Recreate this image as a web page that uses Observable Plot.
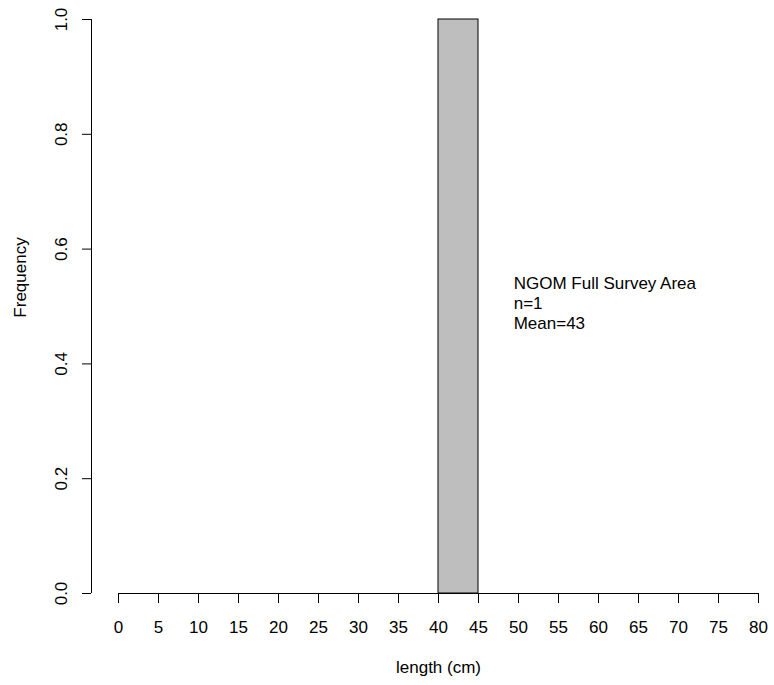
<!DOCTYPE html>
<html>
<head>
<meta charset="utf-8">
<script src="https://cdn.jsdelivr.net/npm/d3@7"></script>
<script src="https://cdn.jsdelivr.net/npm/@observablehq/plot@0.6"></script>
<style>
  html, body { margin: 0; padding: 0; background: #fff; }
  svg { display: block; }
</style>
</head>
<body>
<div id="chart"></div>
<script>
// Histogram bins (length, cm) and counts
const binStarts = [0, 5, 10, 15, 20, 25, 30, 35, 40, 45, 50, 55, 60, 65, 70, 75];
const binWidth = 5;
const counts = [0, 0, 0, 0, 0, 0, 0, 0, 1, 0, 0, 0, 0, 0, 0, 0];
const xTicks = [0, 5, 10, 15, 20, 25, 30, 35, 40, 45, 50, 55, 60, 65, 70, 75, 80];
const yTicks = [0, 0.2, 0.4, 0.6, 0.8, 1.0];
const annotationLines = ["NGOM Full Survey Area", "n=1", "Mean=43"];
const xLabel = "length (cm)";
const yLabel = "Frequency";

const bins = binStarts.map((s, i) => ({x1: s, x2: s + binWidth, count: counts[i]}));
const font = "'Liberation Sans', Arial, Helvetica, sans-serif";
const fs = 17;

const chart = Plot.plot({
  width: 774,
  height: 685,
  marginLeft: 118,
  marginRight: 16,
  marginTop: 19,
  marginBottom: 92,
  style: {fontFamily: font, fontSize: fs + "px", color: "#000", background: "#fff"},
  x: {domain: [0, 80]},
  y: {domain: [0, 1]},
  marks: [
    Plot.rectY(bins, {x1: "x1", x2: "x2", y: "count", fill: "#bebebe", stroke: "#000", strokeWidth: 1}),
    // x axis line
    Plot.ruleY([0], {x1: 0, x2: 80, stroke: "#000", strokeWidth: 1}),
    Plot.axisX({ticks: xTicks, tickSize: 10, tickPadding: 17, fontSize: fs, label: null, stroke: "#000"}),
    // y axis line (offset left like R)
    Plot.ruleX([0], {y1: 0, y2: 1, dx: -27, stroke: "#000", strokeWidth: 1}),
    Plot.axisY({ticks: yTicks, tickSize: 9, dx: -27, tickPadding: 21, tickRotate: -90,
      textAnchor: "middle", lineAnchor: "middle", fontSize: fs,
      tickFormat: d => d.toFixed(1), label: null, stroke: "#000"}),
    Plot.text([xLabel], {frameAnchor: "bottom", dy: 74, text: d => d, fontSize: fs, lineAnchor: "middle"}),
    Plot.text([yLabel], {x: 0, y: 0.5505, dx: -98, rotate: -90, text: d => d, fontSize: fs, lineAnchor: "middle"}),
    Plot.text([annotationLines.join("\n")], {x: 49.4, y: 0.506, text: d => d, textAnchor: "start",
      lineAnchor: "middle", lineHeight: 20 / fs, fontSize: fs})
  ]
});
document.getElementById("chart").appendChild(chart);
</script>
</body>
</html>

+-------+

Written request
Repeat the listing above exactly, with no pictures.

Solution to this exercise
Recreate this image as a web page that uses Observable Plot.
<!DOCTYPE html>
<html>
<head>
<meta charset="utf-8">
<script src="https://cdn.jsdelivr.net/npm/d3@7"></script>
<script src="https://cdn.jsdelivr.net/npm/@observablehq/plot@0.6"></script>
<style>
  html, body { margin: 0; padding: 0; background: #fff; }
  svg { display: block; }
</style>
</head>
<body>
<div id="chart"></div>
<script>
// Histogram bins (length, cm) and counts
const binStarts = [0, 5, 10, 15, 20, 25, 30, 35, 40, 45, 50, 55, 60, 65, 70, 75];
const binWidth = 5;
const counts = [0, 0, 0, 0, 0, 0, 0, 0, 1, 0, 0, 0, 0, 0, 0, 0];
const xTicks = [0, 5, 10, 15, 20, 25, 30, 35, 40, 45, 50, 55, 60, 65, 70, 75, 80];
const yTicks = [0, 0.2, 0.4, 0.6, 0.8, 1.0];
const annotationLines = ["NGOM Full Survey Area", "n=1", "Mean=43"];
const xLabel = "length (cm)";
const yLabel = "Frequency";

const bins = binStarts.map((s, i) => ({x1: s, x2: s + binWidth, count: counts[i]}));
const font = "'Liberation Sans', Arial, Helvetica, sans-serif";
const fs = 17;

const chart = Plot.plot({
  width: 774,
  height: 685,
  marginLeft: 118,
  marginRight: 16,
  marginTop: 19,
  marginBottom: 92,
  style: {fontFamily: font, fontSize: fs + "px", color: "#000", background: "#fff"},
  x: {domain: [0, 80]},
  y: {domain: [0, 1]},
  marks: [
    Plot.rectY(bins, {x1: "x1", x2: "x2", y: "count", fill: "#bebebe", stroke: "#000", strokeWidth: 1}),
    // x axis line
    Plot.ruleY([0], {x1: 0, x2: 80, stroke: "#000", strokeWidth: 1}),
    Plot.axisX({ticks: xTicks, tickSize: 10, tickPadding: 17, fontSize: fs, label: null, stroke: "#000"}),
    // y axis line (offset left like R)
    Plot.ruleX([0], {y1: 0, y2: 1, dx: -27, stroke: "#000", strokeWidth: 1}),
    Plot.axisY({ticks: yTicks, tickSize: 9, dx: -27, tickPadding: 21, tickRotate: -90,
      textAnchor: "middle", lineAnchor: "middle", fontSize: fs,
      tickFormat: d => d.toFixed(1), label: null, stroke: "#000"}),
    Plot.text([xLabel], {frameAnchor: "bottom", dy: 74, text: d => d, fontSize: fs, lineAnchor: "middle"}),
    Plot.text([yLabel], {x: 0, y: 0.5505, dx: -98, rotate: -90, text: d => d, fontSize: fs, lineAnchor: "middle"}),
    Plot.text([annotationLines.join("\n")], {x: 49.4, y: 0.506, text: d => d, textAnchor: "start",
      lineAnchor: "middle", lineHeight: 20 / fs, fontSize: fs})
  ]
});
document.getElementById("chart").appendChild(chart);
</script>
</body>
</html>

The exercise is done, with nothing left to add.